Jeff Bezos unveils Moon lander concept
Published : 10 May 2019, 15:36
Amazon entrepreneur Jeff Bezos has unveiled a mock-up of a new lunar lander spacecraft that aims to take equipment and humans to the Moon by 2024.
The unmanned, reusable Blue Moon vehicle will carry scientific instruments, satellites and rovers.
It will feature a new rocket engine called BE-7 that can blast 10,000lb (4,535kg) of thrust.
"It's time to go back to the Moon, this time to stay," said Bezos.
Bezos presented the Moon goals of his space exploration company Blue Origin at the Washington Convention Center in Washington DC, to an audience consisting of potential customers and officials from Nasa.
The Blue Moon lunar lander comes loaded with enough fuel to get from Earth to the Moon.
It can deliver payloads to the lunar surface, deploy up to four self-driving rovers, and launch satellites to orbit the Moon.
Blue Moon will weigh 33,000lb when loaded with fuel on lift-off from Earth, which will decrease to about 7,000lb when it is about to land on the Moon.

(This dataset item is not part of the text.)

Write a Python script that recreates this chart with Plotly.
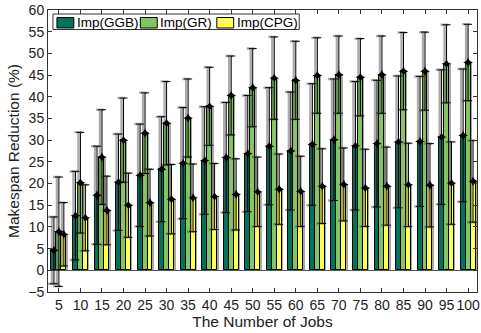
import plotly.graph_objects as go

jobs = [5, 10, 15, 20, 25, 30, 35, 40, 45, 50, 55, 60, 65, 70, 75, 80, 85, 90, 95, 100]
tick_labels = [str(j) for j in jobs]
series_names = ["Imp(GGB)", "Imp(GR)", "Imp(CPG)"]

ggb = [4.6, 12.6, 17.3, 20.3, 21.9, 23.3, 24.7, 25.3, 26.0, 26.9, 28.6, 27.5, 29.0, 30.1, 28.7, 29.2, 29.6, 29.7, 30.7, 31.1]
ggb_err = [7.7, 10.2, 11.3, 11.1, 11.8, 12.1, 12.8, 12.4, 12.7, 13.4, 13.5, 13.6, 14.0, 14.0, 14.8, 14.6, 15.2, 15.0, 15.5, 15.3]
gr = [8.9, 20.2, 26.1, 30.0, 31.6, 33.9, 35.1, 37.8, 40.3, 42.1, 44.3, 43.8, 44.9, 45.1, 44.5, 45.1, 45.9, 45.9, 47.6, 47.9]
gr_err = [12.6, 11.6, 10.9, 9.7, 9.3, 9.6, 9.0, 9.0, 9.1, 9.0, 9.5, 9.0, 8.7, 8.9, 8.9, 8.9, 8.9, 9.0, 9.0, 8.8]
cpg = [8.3, 12.1, 13.8, 15.0, 15.6, 16.4, 16.7, 17.0, 17.5, 18.1, 18.7, 18.2, 19.4, 19.8, 19.0, 19.4, 19.7, 19.6, 20.1, 20.5]
cpg_err = [7.3, 7.6, 7.9, 7.4, 7.7, 8.0, 7.8, 7.6, 8.2, 8.0, 8.1, 8.1, 8.6, 8.4, 8.9, 9.0, 9.6, 9.6, 9.5, 9.4]

colors = ["#00735a", "#84c561", "#ffff55"]
values = [ggb, gr, cpg]
errors = [ggb_err, gr_err, cpg_err]

BAR_W = 1.15          # bar width in x-data units
SHADOW_DX = 0.35      # bar drop-shadow shift
ERR_SHADOW_DX = -0.45 # error-bar shadow shift
FONT = "Liberation Sans, Arial, sans-serif"

fig = go.Figure()

offsets = [-1, 0, 1]
# bar shadows
for k, vals in zip(offsets, values):
    fig.add_trace(go.Bar(x=[j + k * BAR_W + SHADOW_DX for j in jobs], y=vals, width=BAR_W,
                         marker=dict(color="#a8a8a8", line=dict(width=0)),
                         showlegend=False, hoverinfo="skip"))
# bars
for k, name, vals, col in zip(offsets, series_names, values, colors):
    fig.add_trace(go.Bar(x=[j + k * BAR_W for j in jobs], y=vals, width=BAR_W, name=name,
                         marker=dict(color=col, line=dict(color="black", width=1)),
                         showlegend=False))
# error-bar shadows
for k, vals, err in zip(offsets, values, errors):
    fig.add_trace(go.Scatter(x=[j + k * BAR_W + ERR_SHADOW_DX for j in jobs], y=vals, mode="markers",
                             marker=dict(size=1, color="rgba(0,0,0,0)"),
                             error_y=dict(type="data", array=err, visible=True,
                                          color="rgba(70,70,70,0.45)", thickness=2.5, width=4),
                             showlegend=False, hoverinfo="skip"))
# error bars + markers
for k, vals, err in zip(offsets, values, errors):
    fig.add_trace(go.Scatter(x=[j + k * BAR_W for j in jobs], y=vals, mode="markers",
                             marker=dict(symbol="star-diamond", size=7, color="black"),
                             error_y=dict(type="data", array=err, visible=True,
                                          color="black", thickness=1, width=4),
                             showlegend=False))

# custom legend (paper coords)
def px2x(p):
    return (p - 48) / 432
def px2y(p):
    return (292 - p) / 282

shapes = [dict(type="rect", xref="paper", yref="paper", x0=px2x(53), x1=px2x(301),
               y0=px2y(29.5), y1=px2y(14), line=dict(color="#333", width=1), fillcolor="white", layer="above")]
annotations = []
sw_x = [57, 141, 218]
for sx, name, col in zip(sw_x, series_names, colors):
    shapes.append(dict(type="rect", xref="paper", yref="paper", x0=px2x(sx), x1=px2x(sx + 17),
                       y0=px2y(28), y1=px2y(17.5), line=dict(color="black", width=1), fillcolor=col,
                       layer="above"))
    annotations.append(dict(xref="paper", yref="paper", x=px2x(sx + 18), y=px2y(22.5), text=name,
                            showarrow=False, xanchor="left", yanchor="middle",
                            font=dict(family=FONT, size=13.5, color="black")))

fig.update_layout(
    width=481, height=333, margin=dict(l=48, r=1, t=10, b=41),
    barmode="overlay", bargap=0, plot_bgcolor="white", paper_bgcolor="white",
    font=dict(family=FONT, size=14, color="#222"),
    shapes=shapes, annotations=annotations,
    xaxis=dict(range=[2.47, 102.07], tickvals=jobs, ticktext=tick_labels, tickangle=0,
               ticklabeloverflow="allow",
               ticks="inside", ticklen=4, tickcolor="#333", showline=True, linecolor="#333",
               mirror="ticks", showgrid=False, zeroline=False,
               title=dict(text="The Number of Jobs", font=dict(size=15.5), standoff=2),
               tickfont=dict(size=14)),
    yaxis=dict(range=[-5, 60], tickvals=list(range(-5, 61, 5)), ticks="inside", ticklen=4,
               tickcolor="#333", showline=True, linecolor="#333", mirror="ticks", showgrid=False,
               zeroline=True, zerolinecolor="#555", zerolinewidth=1,
               title=dict(text="Makespan Reduction (%)", font=dict(size=15.5), standoff=4),
               tickfont=dict(size=14)),
)

fig.write_html("out.html")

The aim is for Blue Moon to land on the south pole of the Moon, where ice deposits have been found in craters.
The water derived from that ice can be broken down to produce hydrogen, which could then fuel up the spacecraft for further missions across the solar system.
In March, the Trump administration announced that it intended to return US astronauts to the Moon by the end of 2024.
In his speech, Bezos said that Blue Origin would be able to meet Trump's deadline, but "only because" the firm had begun designing the lunar lander in 2016.
Bezos wanted to improve access to the Moon, because he has a wider vision of a future where people are able to live and work in space, which is not possible today.
"The price of admission to do interesting things in space right now is just too high because there's no infrastructure," he said.
To illustrate this, he showed pictures of self-sustaining space colonies that could support people, animals and greenery - somewhat similar to the concepts developed by Princeton physicist Gerard O'Neill.